Proof that a sequence has two subsequential limits

[Mr Davis 97]

Suppose I have the sequence $a_n = 2^{(-1)^n}$. So $\displaystyle (a_n) = (\frac{1}{2},2,\frac{1}{2},2,\frac{1}{2},2,\frac{1}{2},2,...)$. Clearly, this sequence has two subsequential limits, $\displaystyle \{\frac{1}{2},2 \}$. This clear from observation, but I'm not sure how I can be sure and show that these two are subsequantial limits and the only subsequential limits.

 

[andrewkirk]

To show that they are subsequential limits just choose the two obvious subsequences that have them as limits because they are constant on that value.

To show there are no other subseq limits, let x be a real number that is neither 1/2 nor 2 and show that there is some $\epsilon>0$ such that every member of the whole sequence differs from x by at least $\epsilon$. It follows that every member of any subsequence also differs from x by at least $\epsilon$.

 

[Mr Davis 97]

To show that they are subsequential limits just choose the two obvious subsequences that have them as limits because they are constant on that value.

To show there are no other subseq limits, let x be a real number that is neither 1/2 nor 2 and show that there is some $\epsilon>0$ such that every member of the whole sequence differs from x by at least $\epsilon$. It follows that every member of any subsequence also differs from x by at least $\epsilon$.

Would this work for sequences in general?

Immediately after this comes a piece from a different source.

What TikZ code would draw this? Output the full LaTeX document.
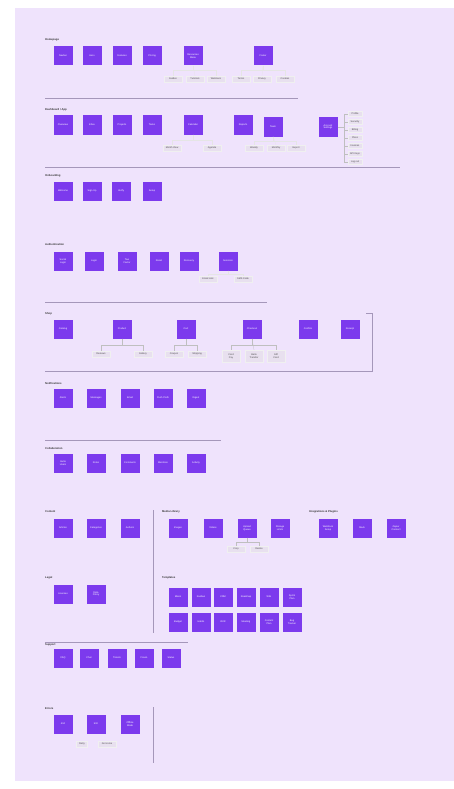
\documentclass[tikz,border=0pt]{standalone}
\usepackage{fontspec}
\setmainfont{Liberation Sans}
\usepackage{xcolor}
\usepackage{tikz}

\definecolor{canvas}{HTML}{EFE3FC}
\definecolor{pagefill}{HTML}{7C3AED}
\definecolor{rulecol}{HTML}{A597BA}
\definecolor{subfill}{HTML}{E8E0EF}

\begin{document}
\begin{tikzpicture}[x=1pt, y=-1pt,
  every node/.style={font=\fontsize{2.4}{2.8}\selectfont},
  page/.style={fill=pagefill, text=white, minimum width=19pt, minimum height=19pt,
               inner sep=0.5pt, text width=17pt, align=center},
  sub/.style={fill=subfill, draw=black!6, line width=0.2pt, text=black!70,
              minimum width=18pt, minimum height=6pt, inner sep=0.3pt, align=center},
  menu/.style={sub, minimum width=14pt, minimum height=5pt},
  ttl/.style={anchor=west, inner sep=0pt, text=black!80,
              font=\fontsize{2.7}{3}\selectfont\bfseries},
  sep/.style={draw=rulecol, line width=0.7pt},
  link/.style={draw=black!25, line width=0.25pt},
  faint/.style={draw=black!10, line width=0.25pt},
]
  \useasboundingbox (0,0) rectangle (454,789);
  \fill[white] (0,0) rectangle (454,789);
  \fill[canvas] (15,8) rectangle (454,781);

  % Homepage
  \node[ttl] (t1) at (45,40) {Homepage};
  \node[page] (h1) at (63,56) {Navbar};
  \node[page] (h2) at (92,56) {Hero};
  \node[page] (h3) at (122,56) {Features};
  \node[page] (h4) at (152,56) {Pricing};
  \node[page] (h5) at (193,56) {Resources\\Menu};
  \node[page] (h6) at (263,56) {Footer};
  \node[sub] (h51) at (173,79) {Guides};
  \node[sub] (h52) at (195,79) {Tutorials};
  \node[sub] (h53) at (216,79) {Webinars};
  \node[sub] (h61) at (241,79) {Terms};
  \node[sub] (h62) at (262,79) {Privacy};
  \node[sub] (h63) at (285,79) {Cookies};
  \draw[faint] (h5.south) -- ++(0,4) -| (h51.north);
  \draw[faint] (h5.south) -- (h52.north);
  \draw[faint] (h5.south) -- ++(0,4) -| (h53.north);
  \draw[faint] (h6.south) -- ++(0,4) -| (h61.north);
  \draw[faint] (h6.south) -- (h62.north);
  \draw[faint] (h6.south) -- ++(0,4) -| (h63.north);
  \draw[sep] (45,98) -- (298,98);

  % Dashboard
  \node[ttl] (t2) at (45,110) {Dashboard / App};
  \node[page] (d1) at (63,125) {Overview};
  \node[page] (d2) at (92,125) {Inbox};
  \node[page] (d3) at (122,125) {Projects};
  \node[page] (d4) at (152,125) {Tasks};
  \node[page] (d5) at (193,125) {Calendar};
  \node[page] (d6) at (243,125) {Reports};
  \node[page] (d7) at (273,127) {Team};
  \node[page] (d8) at (328,127) {Account\\Settings};
  \node[sub] (d51) at (172,148) {Month View};
  \node[sub] (d52) at (212,148) {Agenda};
  \node[sub] (d71) at (254,148) {Weekly};
  \node[sub] (d72) at (276,148) {Monthly};
  \node[sub] (d73) at (296,148) {Export};
  \draw[faint] (d5.south) -- ++(0,5) -| (d51.north);
  \draw[faint] (d5.south) -- ++(0,5) -| (d52.north);
  \draw[faint] (d7.south) -- ++(0,4) -| (d71.north);
  \draw[faint] (d7.south) -- (d72.north);
  \draw[faint] (d7.south) -- ++(0,4) -| (d73.north);
  % account menu
  \node[menu] (m1) at (355,114) {Profile};
  \node[menu] (m2) at (355,122) {Security};
  \node[menu] (m3) at (355,130) {Billing};
  \node[menu] (m4) at (355,138) {Plans};
  \node[menu] (m5) at (355,146) {Invoices};
  \node[menu] (m6) at (355,154) {API Keys};
  \node[menu] (m7) at (355,162) {Log out};
  \coordinate (brk) at (344,127);
  \draw[link] (d8.east) -- (brk);
  \draw[link] (brk |- m1) -- (brk |- m7);
  \draw[link] (brk |- m1) -- (m1.west);
  \draw[link] (brk |- m2) -- (m2.west);
  \draw[link] (brk |- m3) -- (m3.west);
  \draw[link] (brk |- m4) -- (m4.west);
  \draw[link] (brk |- m5) -- (m5.west);
  \draw[link] (brk |- m6) -- (m6.west);
  \draw[link] (brk |- m7) -- (m7.west);
  \draw[sep] (45,167) -- (400,167);

  % Onboarding
  \node[ttl] (t3) at (45,176) {Onboarding};
  \node[page] (o1) at (63,191) {Welcome};
  \node[page] (o2) at (92,191) {Sign Up};
  \node[page] (o3) at (121,191) {Verify};
  \node[page] (o4) at (152,191) {Setup};

  % Authentication
  \node[ttl] (t4) at (45,245) {Authentication};
  \node[page] (a1) at (63,261) {Social\\Login};
  \node[page] (a2) at (94,261) {Login};
  \node[page] (a3) at (127,261) {Two\\Factor};
  \node[page] (a4) at (159,261) {Reset};
  \node[page] (a5) at (189,261) {Recovery};
  \node[page] (a6) at (228,261) {Sessions};
  \node[sub] (a61) at (208,279) {Email Link};
  \node[sub] (a62) at (243,279) {SMS Code};
  \draw[faint] (a6.south) -- ++(0,3) -| (a61.north);
  \draw[faint] (a6.south) -- ++(0,3) -| (a62.north);
  \draw[sep] (45,302) -- (267,302);

  % Shop
  \node[ttl] (t5) at (45,314) {Shop};
  \node[page] (s1) at (63,329) {Catalog};
  \node[page] (s2) at (122,329) {Product};
  \node[page] (s3) at (186,329) {Cart};
  \node[page] (s4) at (252,329) {Checkout};
  \node[page] (s5) at (308,329) {Confirm};
  \node[page] (s6) at (350,329) {Receipt};
  \node[sub] (s21) at (101,354) {Reviews};
  \node[sub] (s22) at (143,354) {Gallery};
  \node[sub] (s31) at (174,354) {Coupon};
  \node[sub] (s32) at (197,354) {Shipping};
  \node[sub, minimum height=12pt] (s41) at (231,356) {Card\\Pay};
  \node[sub, minimum height=12pt] (s42) at (254,356) {Bank\\Transfer};
  \node[sub, minimum height=12pt] (s43) at (276,356) {Gift\\Card};
  \draw[link] (s2.south) -- ++(0,6) -| (s21.north);
  \draw[link] (s2.south) -- ++(0,6) -| (s22.north);
  \draw[link] (s3.south) -- ++(0,6) -| (s31.north);
  \draw[link] (s3.south) -- ++(0,6) -| (s32.north);
  \draw[link] (s4.south) -- ++(0,6) -| (s41.north);
  \draw[link] (s4.south) -- (s42.north);
  \draw[link] (s4.south) -- ++(0,6) -| (s43.north);
  \draw[sep] (366,313) -- (372,313) -- (372,371) -- (45,371);

  % Notifications
  \node[ttl] (t6) at (45,384) {Notifications};
  \node[page] (n1) at (63,398) {Alerts};
  \node[page] (n2) at (96,398) {Messages};
  \node[page] (n3) at (130,398) {Email};
  \node[page] (n4) at (163,398) {Push Prefs};
  \node[page] (n5) at (196,398) {Digest};
  \draw[sep] (45,440) -- (221,440);

  % Collaboration
  \node[ttl] (t7) at (45,449) {Collaboration};
  \node[page] (c1) at (63,463) {Invite\\Users};
  \node[page] (c2) at (96,463) {Roles};
  \node[page] (c3) at (130,463) {Comments};
  \node[page] (c4) at (163,463) {Mentions};
  \node[page] (c5) at (196,463) {Activity};

  % Content / Media / Integrations
  \node[ttl] (t8) at (45,512) {Content};
  \node[page] (w1) at (63,528) {Articles};
  \node[page] (w2) at (96,528) {Categories};
  \node[page] (w3) at (130,528) {Authors};
  \node[ttl] (t9) at (162,512) {Media Library};
  \node[page] (l1) at (178,528) {Images};
  \node[page] (l2) at (213,528) {Videos};
  \node[page] (l3) at (247,528) {Upload\\Queue};
  \node[page] (l4) at (280,528) {Storage\\Limits};
  \node[sub] (l31) at (236,549) {Crop};
  \node[sub] (l32) at (259,549) {Resize};
  \draw[link] (l3.south) -- ++(0,4) -| (l31.north);
  \draw[link] (l3.south) -- ++(0,4) -| (l32.north);
  \node[ttl] (t10) at (309,512) {Integrations \& Plugins};
  \node[page] (i1) at (328,528) {Webhook\\Setup};
  \node[page] (i2) at (362,528) {Slack};
  \node[page] (i3) at (396,528) {Zapier\\Connect};
  \draw[sep, line width=0.5pt] (153,510) -- (153,633);

  % Legal / Templates
  \node[ttl] (t11) at (45,578) {Legal};
  \node[page] (g1) at (63,594) {Licenses};
  \node[page] (g2) at (96,594) {Data\\Policy};
  \node[ttl] (t12) at (162,578) {Templates};
  \node[page] (k1) at (178,597) {Blank};
  \node[page] (k2) at (201,597) {Kanban};
  \node[page] (k3) at (223,597) {CRM};
  \node[page] (k4) at (246,597) {Roadmap};
  \node[page] (k5) at (269,597) {Wiki};
  \node[page] (k6) at (292,597) {Sprint\\Plan};
  \node[page] (k7) at (178,622) {Budget};
  \node[page] (k8) at (201,622) {Habits};
  \node[page] (k9) at (223,622) {OKR};
  \node[page] (k10) at (246,622) {Meeting};
  \node[page] (k11) at (269,622) {Content\\Plan};
  \node[page] (k12) at (292,622) {Bug\\Tracker};

  % Support
  \draw[sep] (45,642) -- (188,642);
  \node[ttl] (t13) at (45,645) {Support};
  \node[page] (u1) at (63,658) {FAQ};
  \node[page] (u2) at (89,658) {Chat};
  \node[page] (u3) at (117,658) {Tickets};
  \node[page] (u4) at (144,658) {Forum};
  \node[page] (u5) at (171,658) {Status};

  % Errors
  \node[ttl] (t14) at (45,709) {Errors};
  \node[page] (e1) at (63,724) {404};
  \node[page] (e2) at (96,724) {500};
  \node[page] (e3) at (130,724) {Offline\\Mode};
  \node[sub, minimum width=11pt] (e11) at (82,744) {Retry};
  \node[sub] (e12) at (107,744) {Go Home};
  \draw[sep, line width=0.5pt] (153,707) -- (153,763);
\end{tikzpicture}
\end{document}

For example, if I give you a sequence $(a_n)$ and the set of subsequential limits (that I find perhaps by inspection), is there a general way to prove that there are no other subequential limits, and that the list is exhaustive?

 

[andrewkirk]

The reason the above works is that the set of values of sequence elements has finite cardinality (cardinality is 2). The same approach can be taken for any sequence where that set of values has finite cardinality. It won't work where the set is infinite.

 

[Mr Davis 97]

The reason the above works is that the set of values of sequence elements has finite cardinality (cardinality is 2). The same approach can be taken for any sequence where that set of values has finite cardinality. It won't work where the set is infinite.

Is there an example of sequence whose set of values of sequence elements has infinite cardinaliity, but a finite number of subsequential limits, thus needing to prove that set of subsequential limits is exhaustive?

For example, what about $a_n = 2^{(-1)^n(2n+1)}$?

 

[andrewkirk]

Many sequences will be of that type.
For instance, any monotonic sequence that asymptotically approaches a limit, such as $a_n=1/n$.

 

[Mr Davis 97]

Many sequences will be of that type.
For instance, any monotonic sequence that asymptotically approaches a limit, such as $a_n=1/n$.

But suppose that a sequence has infinitely many distict sequence elements, and that is has, say, two elements in its set of subsequential limits. How could you verify that there are no more than 2 subsequential limits?

 

[andrewkirk]

But suppose that a sequence has infinitely many distict sequence elements, and that is has, say, two elements in its set of subsequential limits. How could you verify that there are no more than 2 subsequential limits?

I doubt there is any general method for doing that. But in any particular case it may be possible to produce a case-specific proof based on how the sequence is specified. My guess is that in most cases it may be reasonably straightforward to produce a proof, but that the nature of the proofs would differ between cases.

Take for instance the sequence whose nth element is 1 if n is odd and 1/n if n is even. I imagine you would find it fairly easy to show the only subsequential limits of this are {0,1} despite there being infinitely many values.

 

[mathwonk]

a limit is a number your sequence elements get (and stay) arbitrarily close to. doesn't that pretty much do it? i.e. you cannot get closer than 1/4 say to anything but 1/2 and 2 with that sequence, but you can easily get and stay as close as you like to those two.